Mais si l’on regarde tout cela de plus près, des problèmes apparaissent. Par exemple, 80% des engagements en vertu du Défi de Bonn, une autre initiative, impliquent de planter une seule espèce d’arbre, ou un mélange limité d’essences qui produisent des fruits, par exemple, ou encore du caoutchouc, plutôt que de restaurer des forêts naturelles. Les plantations ont généralement moins de potentiel de séquestration du carbone, de création d’habitats et de contrôle de l’érosion que les forêts naturelles. Les avantages potentiels diminuent davantage si les arbres plantés remplacent les forêts naturelles, les plaines herbues ou encore les savanes, soit des écosystèmes qui ont évolué pour soutenir une biodiversité locale et unique.
Les subventions au pilori
Dans la nouvelle étude, les chercheurs ont aussi examiné un autre aspect de ces démarches pour planter un grand nombre d’arbres: les subventions conçues pour encourager les propriétaires privés à planter des arbres. De tels paiements sont largement suggérés comme étant une solution prometteuse pour surmonter une série de défis environnementaux. Pour mieux comprendre les avantages et les inconvénients de cette méthode, les scientifiques ont examiné une loi chilienne, en vigueur de 1974 à 2012, et qui pourrait de nouveau entrer en vigueur. Ladite loi a servi de modèle dans plusieurs autres pays d’Amérique du Sud, ainsi qu’ailleurs dans le monde.

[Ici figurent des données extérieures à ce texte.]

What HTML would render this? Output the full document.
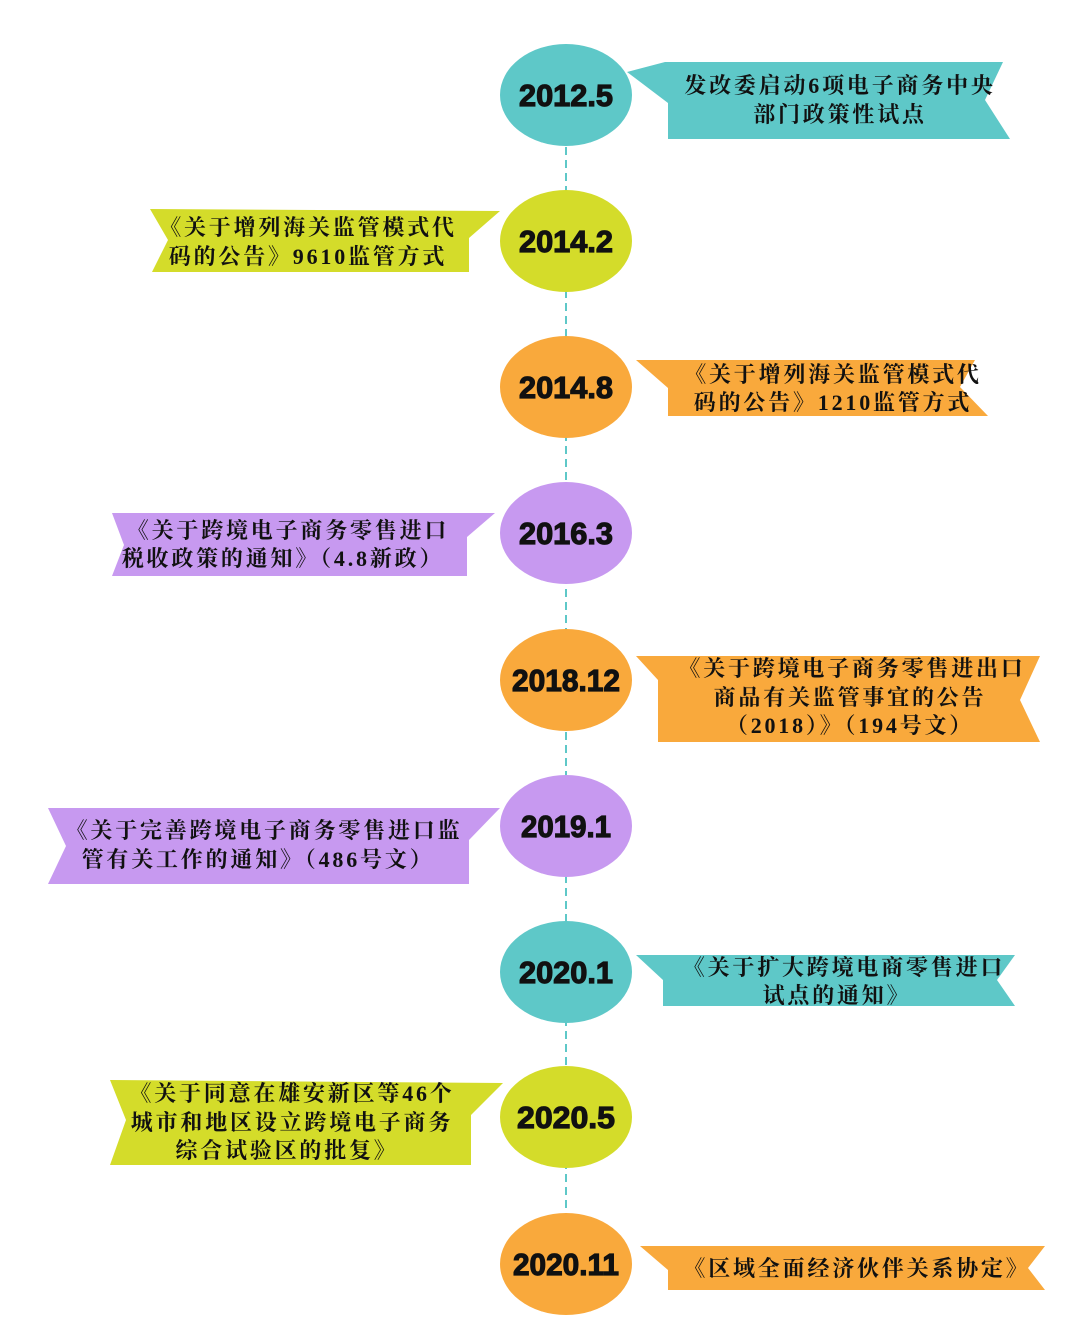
<!DOCTYPE html>
<html><head><meta charset="utf-8"><style>
html,body{margin:0;padding:0;background:#fff;width:1080px;height:1343px;overflow:hidden}
svg{display:block}
.t{font-family:"Liberation Serif","Noto Serif CJK SC","Noto Sans CJK SC",serif;font-weight:bold;font-size:22px;fill:#111;letter-spacing:2.8px}
.y{font-family:"Liberation Sans",sans-serif;font-weight:bold;font-size:31px;fill:#111;stroke:#111;stroke-width:1.2px}
</style></head><body>
<svg width="1080" height="1343" viewBox="0 0 1080 1343">
<line x1="566" y1="95" x2="566" y2="1264" stroke="#5ec8c8" stroke-width="2" stroke-dasharray="8,5"/>

<polygon points="627,72 665,62 1003,62 985,100 1010,139 668,139 668,103" fill="#5ec8c8"/>
<polygon points="636,360 668,360 975,360 960,387 988,416 668,416 668,388" fill="#f9a93c"/>
<polygon points="636,656 658,656 1040,656 1020,700 1040,742 658,742 658,680" fill="#f9a93c"/>
<polygon points="636,955 663,955 1015,955 997,980 1015,1006 663,1006 663,980" fill="#5ec8c8"/>
<polygon points="640,1246 668,1246 1045,1246 1028,1268 1045,1290 668,1290 668,1270" fill="#f9a93c"/>

<polygon points="500,211 150,209 168,240 152,272 469,272 469,238" fill="#d4dc2a"/>
<polygon points="495,513 112,513 124,545 112,576 467,576 467,537" fill="#c799f0"/>
<polygon points="500,808 48,808 66,846 48,884 469,884 469,840" fill="#c799f0"/>
<polygon points="503,1083 110,1080 126,1120 110,1165 471,1165 471,1115" fill="#d4dc2a"/>

<ellipse cx="566" cy="95" rx="66" ry="51" fill="#5ec8c8"/>
<ellipse cx="566" cy="241" rx="66" ry="51" fill="#d4dc2a"/>
<ellipse cx="566" cy="387" rx="66" ry="51" fill="#f9a93c"/>
<ellipse cx="566" cy="533" rx="66" ry="51" fill="#c799f0"/>
<ellipse cx="566" cy="680" rx="66" ry="51" fill="#f9a93c"/>
<ellipse cx="566" cy="826" rx="66" ry="51" fill="#c799f0"/>
<ellipse cx="566" cy="972" rx="66" ry="51" fill="#5ec8c8"/>
<ellipse cx="566" cy="1117" rx="66" ry="51" fill="#d4dc2a"/>
<ellipse cx="566" cy="1264" rx="66" ry="51" fill="#f9a93c"/>

<g class="y" text-anchor="middle">
<text x="566" y="106" textLength="94" lengthAdjust="spacingAndGlyphs">2012.5</text>
<text x="566" y="252" textLength="94" lengthAdjust="spacingAndGlyphs">2014.2</text>
<text x="566" y="398" textLength="94" lengthAdjust="spacingAndGlyphs">2014.8</text>
<text x="566" y="544" textLength="94" lengthAdjust="spacingAndGlyphs">2016.3</text>
<text x="566" y="691" textLength="108" lengthAdjust="spacingAndGlyphs">2018.12</text>
<text x="566" y="837" textLength="90" lengthAdjust="spacingAndGlyphs">2019.1</text>
<text x="566" y="983" textLength="94" lengthAdjust="spacingAndGlyphs">2020.1</text>
<text x="566" y="1128" textLength="98" lengthAdjust="spacingAndGlyphs">2020.5</text>
<text x="566" y="1275" textLength="106" lengthAdjust="spacingAndGlyphs">2020.11</text>
</g>

<g class="t" text-anchor="middle">
<text x="840" y="93">发改委启动6项电子商务中央</text>
<text x="840" y="122">部门政策性试点</text>
<text x="308" y="235">《关于增列海关监管模式代</text>
<text x="308" y="264">码的公告》9610监管方式</text>
<text x="833" y="382">《关于增列海关监管模式代</text>
<text x="833" y="410">码的公告》1210监管方式</text>
<text x="288" y="538">《关于跨境电子商务零售进口</text>
<text x="283" y="566">税收政策的通知》（4.8新政）</text>
<text x="852" y="676">《关于跨境电子商务零售进出口</text>
<text x="850" y="705">商品有关监管事宜的公告</text>
<text x="850" y="733">（2018）》（194号文）</text>
<text x="264" y="838">《关于完善跨境电子商务零售进口监</text>
<text x="258" y="867">管有关工作的通知》（486号文）</text>
<text x="844" y="975">《关于扩大跨境电商零售进口</text>
<text x="837" y="1003">试点的通知》</text>
<text x="292" y="1101">《关于同意在雄安新区等46个</text>
<text x="292" y="1130">城市和地区设立跨境电子商务</text>
<text x="287" y="1158">综合试验区的批复》</text>
<text x="857" y="1276">《区域全面经济伙伴关系协定》</text>
</g>
</svg>
</body></html>
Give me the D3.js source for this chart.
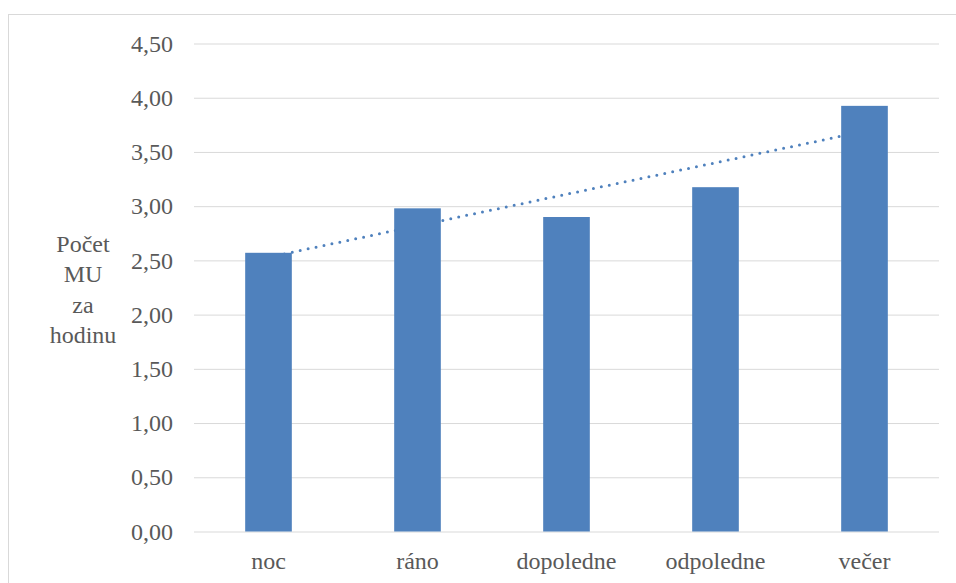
<!DOCTYPE html>
<html><head><meta charset="utf-8">
<script src="https://cdn.jsdelivr.net/npm/d3@7"></script>
<style>body{margin:0;background:#fff}svg{display:block}</style>
</head><body>
<svg id="c" width="956" height="583"></svg>
<script>
const categories = ["noc", "ráno", "dopoledne", "odpoledne", "večer"];
const values = [2.57, 2.98, 2.90, 3.175, 3.925];
const yTicks = [0, 0.5, 1, 1.5, 2, 2.5, 3, 3.5, 4, 4.5];
const yTitle = ["Počet", "MU", "za", "hodinu"];

const svg = d3.select("#c");
const W = 956, H = 583;
const m = {left: 194, right: 939, top: 43.5, bottom: 531.5};
const font = "Liberation Serif";
const fs = 24;
const txt = "#595959", grid = "#d9d9d9", barC = "#4f81bd";

svg.append("rect").attr("x", 8.5).attr("y", 14.5).attr("width", W).attr("height", H)
  .attr("fill", "none").attr("stroke", grid);

const x = d3.scaleBand().domain(categories).range([m.left, m.right]).paddingInner(0.687).paddingOuter(0.3435);
const y = d3.scaleLinear().domain([0, 4.5]).range([m.bottom, m.top]);

const yAxis = svg.append("g").attr("transform", `translate(${m.left},0)`)
  .call(d3.axisLeft(y).tickValues(yTicks).tickSize(-(m.right - m.left)).tickPadding(21)
    .tickFormat(d => d3.format(".2f")(d).replace(".", ",")));
yAxis.attr("font-family", font);
yAxis.select(".domain").remove();
yAxis.selectAll(".tick line").attr("stroke", grid).attr("stroke-width", 1);
yAxis.selectAll(".tick text").attr("fill", txt).attr("font-size", fs);

const xAxis = svg.append("g").attr("transform", `translate(0,${m.bottom})`)
  .call(d3.axisBottom(x).tickSize(0).tickPadding(20));
xAxis.attr("font-family", font);
xAxis.select(".domain").remove();
xAxis.selectAll(".tick text").attr("fill", txt).attr("font-size", fs);

// trendline (linear regression) drawn behind bars
const xs = values.map((v, i) => i + 1);
const mx = d3.mean(xs), my = d3.mean(values);
const slope = d3.sum(xs.map((xi, i) => (xi - mx) * (values[i] - my))) / d3.sum(xs.map(xi => (xi - mx) ** 2));
const icpt = my - slope * mx;
const trend = categories.map((c, i) => ({c, v: icpt + slope * (i + 1)}));
const cx = c => x(c) + x.bandwidth() / 2;
svg.append("path")
  .attr("d", d3.line().x(d => cx(d.c)).y(d => y(d.v))([trend[0], trend[trend.length - 1]]))
  .attr("fill", "none").attr("stroke", barC).attr("stroke-width", 3)
  .attr("stroke-linecap", "round").attr("stroke-dasharray", "0,8.1");

svg.append("g").selectAll("rect").data(values).join("rect")
  .attr("x", (d, i) => x(categories[i])).attr("width", x.bandwidth())
  .attr("y", d => y(d)).attr("height", d => y(0) - y(d)).attr("fill", barC);

const t = svg.append("text").attr("fill", txt).attr("font-family", font).attr("font-size", fs)
  .attr("text-anchor", "middle");
yTitle.forEach((s, i) => t.append("tspan").attr("x", 83).attr("y", 251.5 + i * 30.5).text(s));
</script>
</body></html>
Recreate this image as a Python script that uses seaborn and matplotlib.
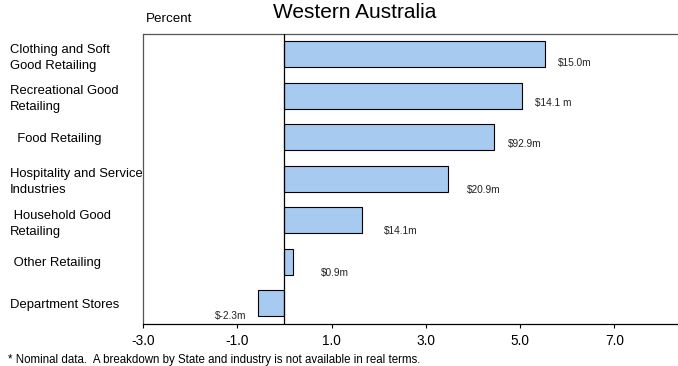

« Dans la foulée de l’enthousiasme mondial pour planter 1000 milliards d’arbres, il est important de réfléchir à l’impact des précédentes politiques », mentionne le principal auteur de l’étude, Robert Heilwayr. « L’expérience chilienne peut nous aider à comprendre les impacts climatiques, environnementaux et économiques qui pourraient survenir lorsque les gouvernements paient les propriétaires pour concevoir des plantations d’arbres massives. »
La loi en question a subventionné 75% des coûts de la plantation d’arbres et a permis d’obtenir de l’aide pour la gestion des forêts. Une application laxiste de la loi et des limites budgétaires ont mis à mal des interdictions entourant l’utilisation des subsides sur les terres déjà forestières, ce qui a entraîné des situations lors desquelles le gouvernement a financé le remplacement de forêts natives par des plantations plus rentables. Pire encore, le couvert forestier a été réduit en raison de la plantation d’arbres sur des terres où il existait déjà des buissons, par exemple, ou à des endroits où la forêt naturelle aurait aisément pu se régénérer d’elle-même.
Selon les chercheurs, leurs travaux ont démontré qu’en comparaison avec un scénario sans subventions, les paiements destinés à garantir la plantation d’arbres ont permis d’étendre le couvert forestier, mais ont réduit la taille des forêts naturelles. Puisque les forêts naturelles du Chili stockaient le carbone plus densément, en plus d’être plus diversifiées, les subventions n’ont pas permis d’accroître le stockage de carbone, en plus d’accélérer la perte de la biodiversité.
« Les nations devraient concevoir et faire appliquer leurs politiques en matières de subventions au reboisement pour éviter les impacts environnementaux indésirables qui ont découlé du programme chilien », a indiqué l’autre coauteur de l’étude, Cristian Echeverria, professeur à l’Université de Concepcion, au Chili.